The second point I want to start developing is the notion of sustainability. I suspect we'll have a second round, and we might be able to get into it a little more. I actually find the choice of term quite interesting because usually it's used in the context of sustainable development, but here you're using it with regard to the viability of the fiscal framework as it's being put forward.
When you talk about sustainable development, you're looking at three things: you're looking at the economy; you're looking at social aspects; and of course you're looking at the environment. A blind, across-the-board tax cut—the one Ms. Glover refers to and the one she's trying to get you to talk about, whether or not in the long term they're a good idea--by definition, doesn't help a company that didn't make a profit, because it didn't pay any taxes. So if you have a manufacturing concern in Quebec or if you have a forestry operation in Ontario or B.C. that didn't make a profit, you didn't get anything from those across-the-board tax cuts. The money, the billions in question, goes to the ones that had the highest profits, the Encanas of this world in the oil patch and the Royal Bank and the other chartered banks that are making record profits.

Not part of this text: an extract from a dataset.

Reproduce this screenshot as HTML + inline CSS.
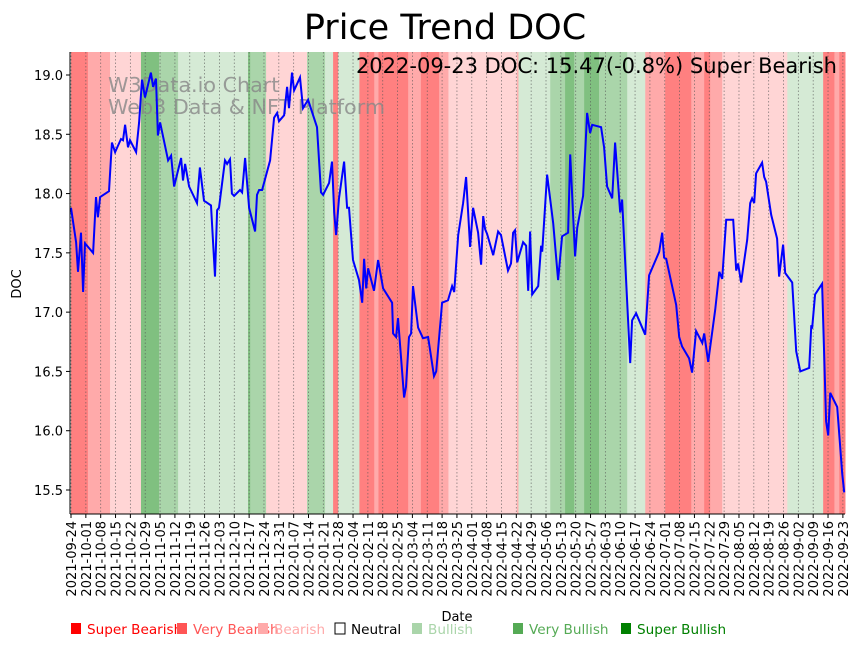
<!DOCTYPE html>
<html><head><meta charset="utf-8"><style>
body{margin:0;background:#fff;font-family:"DejaVu Sans","Liberation Sans",sans-serif}
svg text{font-family:"DejaVu Sans","Liberation Sans",sans-serif}
</style></head><body>
<svg id="chart" width="862" height="646" xmlns="http://www.w3.org/2000/svg">
<text x="445" y="39" font-size="35" text-anchor="middle">Price Trend DOC</text>
<g id="bands"></g>
<g id="grid"></g>
<text x="108" y="92" font-size="20.7" fill="#888" opacity="0.8">W3Data.io Chart</text>
<text x="108" y="114" font-size="20.7" fill="#888" opacity="0.8">Web3 Data &amp; NFT Platform</text>
<path id="line" fill="none" stroke="#0000ff" stroke-width="2"/>
<text x="837" y="73" font-size="21" text-anchor="end">2022-09-23 DOC: 15.47(-0.8%) Super Bearish</text>
<g id="axes"></g>
<text transform="translate(21,284) rotate(-90)" font-size="13" text-anchor="middle">DOC</text>
<text x="457" y="621" font-size="13" text-anchor="middle">Date</text>
<g id="legend"></g>
</svg>
<script>
const days=[0,2.4,3.3,4.7,5.7,6.6,10.4,11.8,12.7,13.7,17.9,19.3,20.8,23.6,24.5,25.5,26.9,27.8,30.7,32.1,33.5,34.9,37.7,38.7,40.1,41.0,42.0,45.8,47.2,48.6,51.9,52.8,53.8,55.7,59.4,60.8,62.7,66.0,67.9,68.9,69.8,72.6,73.6,75.0,75.9,76.9,79.7,80.7,82.1,84.0,86.8,87.7,88.7,90.1,93.9,95.8,97.2,98.1,100.5,101.9,102.8,104.2,105.2,108.0,109.4,111.8,116.0,117.9,118.9,121.7,123.1,124.1,125.0,126.4,128.8,130.2,131.1,133.0,135.8,137.3,138.2,139.2,140.1,142.9,144.8,147.2,151.4,151.9,153.3,154.2,157.1,158.0,159.4,160.4,161.3,163.7,166.0,168.4,171.2,172.2,175.0,177.8,179.7,180.7,182.6,184.9,186.3,188.2,189.6,192.0,193.4,194.4,195.3,196.2,199.1,201.4,202.8,206.1,207.5,208.5,209.4,210.4,213.2,214.6,215.6,216.5,217.5,220.3,221.7,222.2,224.5,227.4,229.7,231.6,234.4,235.4,237.7,238.7,241.5,243.4,244.8,245.8,250.0,251.4,252.8,255.2,256.6,259.0,259.9,263.7,264.6,266.5,270.8,272.6,277.4,278.8,279.7,280.7,285.4,286.8,288.2,291.5,292.9,294.8,297.7,298.6,300.5,303.8,305.7,307.1,308.0,309.0,312.3,313.7,314.6,316.0,318.9,320.3,321.2,322.2,323.1,325.9,326.9,327.8,330.2,333.0,333.9,335.8,336.8,340.1,342.0,343.9,348.1,349.1,349.5,350.9,354.2,356.1,357.1,358.0,361.3,363.7,364.6];
const prices=[17.88,17.59,17.34,17.67,17.17,17.58,17.50,17.97,17.80,17.97,18.02,18.43,18.35,18.46,18.45,18.58,18.39,18.45,18.35,18.60,18.96,18.81,19.02,18.90,18.97,18.49,18.60,18.28,18.32,18.06,18.30,18.11,18.25,18.06,17.92,18.22,17.94,17.90,17.30,17.86,17.88,18.28,18.25,18.29,18.00,17.98,18.03,18.01,18.30,17.88,17.68,17.99,18.03,18.03,18.28,18.64,18.68,18.61,18.66,18.90,18.72,19.02,18.87,18.98,18.72,18.79,18.56,18.01,17.99,18.09,18.27,17.84,17.65,17.96,18.27,17.88,17.88,17.44,17.27,17.08,17.45,17.20,17.37,17.18,17.44,17.20,17.08,16.82,16.79,16.95,16.28,16.37,16.79,16.82,17.22,16.87,16.78,16.79,16.46,16.50,17.08,17.10,17.22,17.17,17.65,17.92,18.14,17.55,17.88,17.67,17.40,17.81,17.70,17.66,17.48,17.68,17.65,17.35,17.41,17.67,17.69,17.42,17.59,17.56,17.18,17.68,17.15,17.22,17.56,17.51,18.16,17.75,17.27,17.64,17.67,18.33,17.47,17.71,17.98,18.68,18.51,18.58,18.56,18.39,18.06,17.96,18.43,17.84,17.95,16.57,16.93,16.99,16.81,17.31,17.51,17.67,17.46,17.45,17.06,16.79,16.71,16.61,16.49,16.84,16.74,16.82,16.58,17.02,17.34,17.28,17.52,17.78,17.78,17.35,17.41,17.25,17.61,17.92,17.96,17.92,18.17,18.26,18.14,18.10,17.82,17.62,17.30,17.57,17.33,17.25,16.67,16.50,16.53,16.89,16.86,17.15,17.24,16.08,15.96,16.32,16.20,15.64,15.48];
const bandStart=[0,8,18.4,33,41.5,50.5,83.5,84.5,92,111.3,119.8,123.6,126,136,143,145,159,165,173.6,178,210.4,211,226,233,237.3,242,249,262.3,270.8,280.2,292.5,298.6,301.4,307.1,337.8,354.7,360,362.3];
const bandEnd=[8,18.4,33,41.5,50.5,83.5,84.5,92,111.3,119.8,123.6,126,136,143,145,159,165,173.6,178,210.4,211,226,233,237.3,242,249,262.3,270.8,280.2,292.5,298.6,301.4,307.1,337.8,354.7,360,362.3,365];
const bandLevel=[-3,-2,-1,3,2,1,3,2,-1,2,1,-3,1,-3,-2,-3,-2,-3,-2,-1,-2,1,2,3,2,3,2,1,-2,-3,-2,-3,-2,-1,1,-3,-2,-3];
const yTicks=[15.5,16.0,16.5,17.0,17.5,18.0,18.5,19.0];
const xTickLabels=["2021-09-24","2021-10-01","2021-10-08","2021-10-15","2021-10-22","2021-10-29","2021-11-05","2021-11-12","2021-11-19","2021-11-26","2021-12-03","2021-12-10","2021-12-17","2021-12-24","2021-12-31","2022-01-07","2022-01-14","2022-01-21","2022-01-28","2022-02-04","2022-02-11","2022-02-18","2022-02-25","2022-03-04","2022-03-11","2022-03-18","2022-03-25","2022-04-01","2022-04-08","2022-04-15","2022-04-22","2022-04-29","2022-05-06","2022-05-13","2022-05-20","2022-05-27","2022-06-03","2022-06-10","2022-06-17","2022-06-24","2022-07-01","2022-07-08","2022-07-15","2022-07-22","2022-07-29","2022-08-05","2022-08-12","2022-08-19","2022-08-26","2022-09-02","2022-09-09","2022-09-16","2022-09-23"];
const legendLabels=["Super Bearish","Very Bearish","Bearish","Neutral","Bullish","Very Bullish","Super Bullish"];
const legendColors=["#ff0000","#ff5555","#ffaaaa","#ffffff","#aad5aa","#55aa55","#008000"];
const legendX=[70,176,257,334,411,512,620];

const NS="http://www.w3.org/2000/svg";
const L=70,R=845,T=52,B=514;
const xS=d=>71+d*(845-71)/365;
const yS=v=>75+(19.0-v)*(490-75)/3.5;
const bandColor={"-3":"#ff8080","-2":"#ffaaaa","-1":"#ffd5d5","1":"#d5ead5","2":"#aad5aa","3":"#80c080"};
function mk(tag,attrs,parent){const e=document.createElementNS(NS,tag);for(const k in attrs)e.setAttribute(k,attrs[k]);parent.appendChild(e);return e;}

const gB=document.getElementById('bands');
for(let i=0;i<bandStart.length;i++){
  const r=mk('rect',{x:xS(bandStart[i]),y:T,width:Math.max(0,xS(bandEnd[i])-xS(bandStart[i])+0.5),height:B-T,fill:bandColor[bandLevel[i]]},gB);
  
  
}
const gG=document.getElementById('grid');
const gA=document.getElementById('axes');
xTickLabels.forEach((lab,i)=>{
  const x=xS(i*7);
  const gl=mk('line',{x1:x,x2:x,y1:T,y2:B,stroke:'#555','stroke-width':0.8,'stroke-dasharray':'1.5,2',opacity:0.7},gG);
  
  
  mk('line',{x1:x,x2:x,y1:B,y2:B+4,stroke:'#000','stroke-width':1},gA);
  const t=mk('text',{transform:`translate(${x+5},${B+7}) rotate(-90)`,'font-size':13,'text-anchor':'end'},gA);
  t.textContent=lab;
  
  
});
yTicks.forEach(v=>{
  const y=yS(v);
  mk('line',{x1:L-4,x2:L,y1:y,y2:y,stroke:'#000','stroke-width':1},gA);
  const t=mk('text',{x:L-7,y:y+5,'font-size':13,'text-anchor':'end'},gA);
  t.textContent=v.toFixed(1);
  
  
});
mk('line',{x1:L,x2:L,y1:T,y2:B,stroke:'#000','stroke-width':1},gA);
mk('line',{x1:L,x2:R,y1:B,y2:B,stroke:'#000','stroke-width':1},gA);

document.getElementById('line').setAttribute('d',days.map((d,i)=>(i?'L':'M')+xS(d).toFixed(1)+','+yS(prices[i]).toFixed(1)).join(''));

const gL=document.getElementById('legend');
legendLabels.forEach((lab,i)=>{
  const x=legendX[i];
  const r=mk('rect',{x:x+1,y:623,width:10,height:11,fill:legendColors[i],stroke:i==3?'#000':'none','stroke-width':1},gL);
  
  
  const t=mk('text',{x:x+17,y:634,'font-size':13.6,fill:i==3?'#000':legendColors[i]},gL);
  t.textContent=lab;
  
  
});
</script>
</body></html>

With regard to the fiscal sustainability of what's being proposed, you've come to a simple, clear understanding. You say we've got an aging population, a demographic challenge, low productivity, an economic challenge, and we're going to have to increase tax revenue or reduce spending, otherwise it's not going to work, in the simplest possible terms. Isn't part of the solution to start using that fiscal space that we assume is there—because we're having tax reductions—and start targeting those areas of the economy that are the most productive, that are the most forward-looking, that are the most likely to create employment, and that are the most innovative? Isn't that what we should be doing, instead of giving more tax breaks to the oil patch and to the banks?